I'm recovering from an ACL and miniscus tear and have a standing desk at work. I was looking for a balance board to use to re-develop the muscles in my leg and knee, and also so that I'm not sitting all day. I want to be ready to hit the slopes hard when the snow falls.

This thing is not too expensive and I couldn't be happier. It's a skate deck, so I'm immediately at home on it, and since I'm tall it's wide enough that I can stand with my feet shoulder width apart. It has a large hard plastic ball in the middle which is what I spend the most of my time balancing on, but also two smaller pool-ball sized balls to rotate or rest on near the nose and tail.

My physical therapist recommended some kind of balance device for strengthening stabilizer muscles while I'm at work, and this thing is perfect. Might end up being the best snowboard-related purchase I've made all year.


----------



## SlvrDragon50 (Mar 25, 2017)

drblast said:


> I'm recovering from an ACL and miniscus tear and have a standing desk at work. I was looking for a balance board to use to re-develop the muscles in my leg and knee, and also so that I'm not sitting all day. I want to be ready to hit the slopes hard when the snow falls.
> 
> This thing is not too expensive and I couldn't be happier.

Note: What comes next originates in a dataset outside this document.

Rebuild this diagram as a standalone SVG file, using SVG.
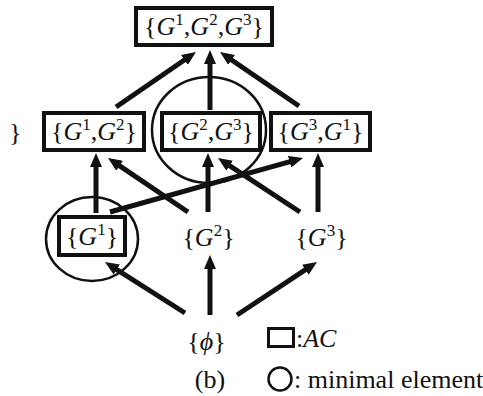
<svg xmlns="http://www.w3.org/2000/svg" width="483" height="396" viewBox="0 0 483 396">
<style>
text{font-family:"Liberation Serif","Times New Roman",serif;font-size:26px;fill:#111;}
.i{font-style:italic;}
.s{font-size:17px;}
.box{fill:#fff;stroke:#111;stroke-width:4;}
.ring{fill:none;stroke:#111;stroke-width:2.5;}
.edge{stroke:#111;stroke-width:5;fill:none;marker-end:url(#ah);}
</style>
<defs>
<marker id="ah" viewBox="0 0 14 12" refX="7" refY="6" markerWidth="14" markerHeight="12" markerUnits="userSpaceOnUse" orient="auto">
<path d="M0,0 L14,6 L0,12 z" fill="#111"/>
</marker>
</defs>
<g id="minimal-rings">
<ellipse class="ring" cx="209" cy="130" rx="57" ry="53"/>
<ellipse class="ring" cx="92" cy="239" rx="46" ry="42"/>
</g>
<g id="edges">
<line class="edge" x1="185" y1="313" x2="110.9" y2="265.8"/>
<line class="edge" x1="210" y1="315" x2="210" y2="262"/>
<line class="edge" x1="237" y1="315" x2="311.2" y2="265.9"/>
<line class="edge" x1="96" y1="213" x2="96" y2="160"/>
<line class="edge" x1="188" y1="212" x2="113.8" y2="161.9"/>
<line class="edge" x1="208" y1="212" x2="208" y2="160"/>
<line class="edge" x1="300" y1="212" x2="223.8" y2="161.8"/>
<line class="edge" x1="318" y1="212" x2="318" y2="160"/>
<line class="edge" x1="110" y1="212" x2="296.3" y2="159.9"/>
<line class="edge" x1="116" y1="107" x2="190.2" y2="56"/>
<line class="edge" x1="210" y1="110" x2="210" y2="57"/>
<line class="edge" x1="299" y1="106" x2="225.8" y2="56"/>
</g>
<g id="n-G123">
<rect class="box" x="136" y="8" width="136" height="37"/>
<text x="204" y="35" text-anchor="middle">{<tspan class="i">G</tspan><tspan class="s" dy="-10">1</tspan><tspan dy="10">,</tspan><tspan class="i">G</tspan><tspan class="s" dy="-10">2</tspan><tspan dy="10">,</tspan><tspan class="i">G</tspan><tspan class="s" dy="-10">3</tspan><tspan dy="10">}</tspan></text>
</g>
<g id="n-G12">
<rect class="box" x="44" y="113" width="100" height="37"/>
<text x="94" y="140" text-anchor="middle">{<tspan class="i">G</tspan><tspan class="s" dy="-10">1</tspan><tspan dy="10">,</tspan><tspan class="i">G</tspan><tspan class="s" dy="-10">2</tspan><tspan dy="10">}</tspan></text>
</g>
<g id="n-G23">
<rect class="box" x="162" y="113" width="98" height="37"/>
<text x="211" y="140" text-anchor="middle">{<tspan class="i">G</tspan><tspan class="s" dy="-10">2</tspan><tspan dy="10">,</tspan><tspan class="i">G</tspan><tspan class="s" dy="-10">3</tspan><tspan dy="10">}</tspan></text>
</g>
<g id="n-G31">
<rect class="box" x="271" y="113" width="99" height="37"/>
<text x="320.5" y="140" text-anchor="middle">{<tspan class="i">G</tspan><tspan class="s" dy="-10">3</tspan><tspan dy="10">,</tspan><tspan class="i">G</tspan><tspan class="s" dy="-10">1</tspan><tspan dy="10">}</tspan></text>
</g>
<g id="n-stray">
<text x="9" y="141">}</text>
</g>
<g id="n-G1">
<rect class="box" x="59" y="217" width="66" height="38"/>
<text x="92" y="245" text-anchor="middle">{<tspan class="i">G</tspan><tspan class="s" dy="-10">1</tspan><tspan dy="10">}</tspan></text>
</g>
<g id="n-G2">
<text x="208.5" y="246" text-anchor="middle">{<tspan class="i">G</tspan><tspan class="s" dy="-10">2</tspan><tspan dy="10">}</tspan></text>
</g>
<g id="n-G3">
<text x="321.5" y="246" text-anchor="middle">{<tspan class="i">G</tspan><tspan class="s" dy="-10">3</tspan><tspan dy="10">}</tspan></text>
</g>
<g id="n-empty">
<text x="206.5" y="350" text-anchor="middle">{<tspan class="i">ϕ</tspan>}</text>
</g>
<g id="legend">
<rect x="268.5" y="328.5" width="25" height="18" fill="none" stroke="#111" stroke-width="3"/>
<text x="296" y="347">:<tspan class="i">AC</tspan></text>
<circle cx="280" cy="379" r="11.5" fill="none" stroke="#111" stroke-width="2.5"/>
<text x="294" y="388">: minimal element</text>
<text x="210" y="388" text-anchor="middle">(b)</text>
</g>
</svg>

It's a skate deck, so I'm immediately at home on it, and since I'm tall it's wide enough that I can stand with my feet shoulder width apart. It has a large hard plastic ball in the middle which is what I spend the most of my time balancing on, but also two smaller pool-ball sized balls to rotate or rest on near the nose and tail.
> 
> My physical therapist recommended some kind of balance device for strengthening stabilizer muscles while I'm at work, and this thing is perfect. Might end up being the best snowboard-related purchase I've made all year.


I saw that on Braille Skateboarding, but I haven't seen too much on it.

I've just been using a standard balance board like this: https://www.amazon.com/gp/product/B...9-5aad-5b52-b6c3-89c64d2b2bc1&pf_rd_i=3407861


----------



## drblast (Feb 28, 2017)

SlvrDragon50 said:


> I saw that on Braille Skateboarding, but I haven't seen too much on it.
> 
> I've just been using a standard balance board like this: https://www.amazon.com/gp/product/B...9-5aad-5b52-b6c3-89c64d2b2bc1&pf_rd_i=3407861


Yeah I use one of those at physical therapy. That smaller round one is even more challenging for me. I was able to balance on this one slightly better right off the bat, I think because the shape is familiar. So now it feels like I'm skating all day at work.


----------



## pvinpvin (Feb 20, 2019)

Where do you get that? It's a very interesting balance board.


----------



## chomps1211 (Mar 30, 2011)

I've been a proponent of these for years. 

There are many DIY options for balance boards. All of which are pretty simple. Inexpensive to boot.  










...the smaller the PVC roller, the more precise the balance required. 









...Bought an old $5 used skate deck & paired it with a stability disk. 









...Stability disks and a small platform for one foot balancing. 









Got my BB needs pretty well covered.


----------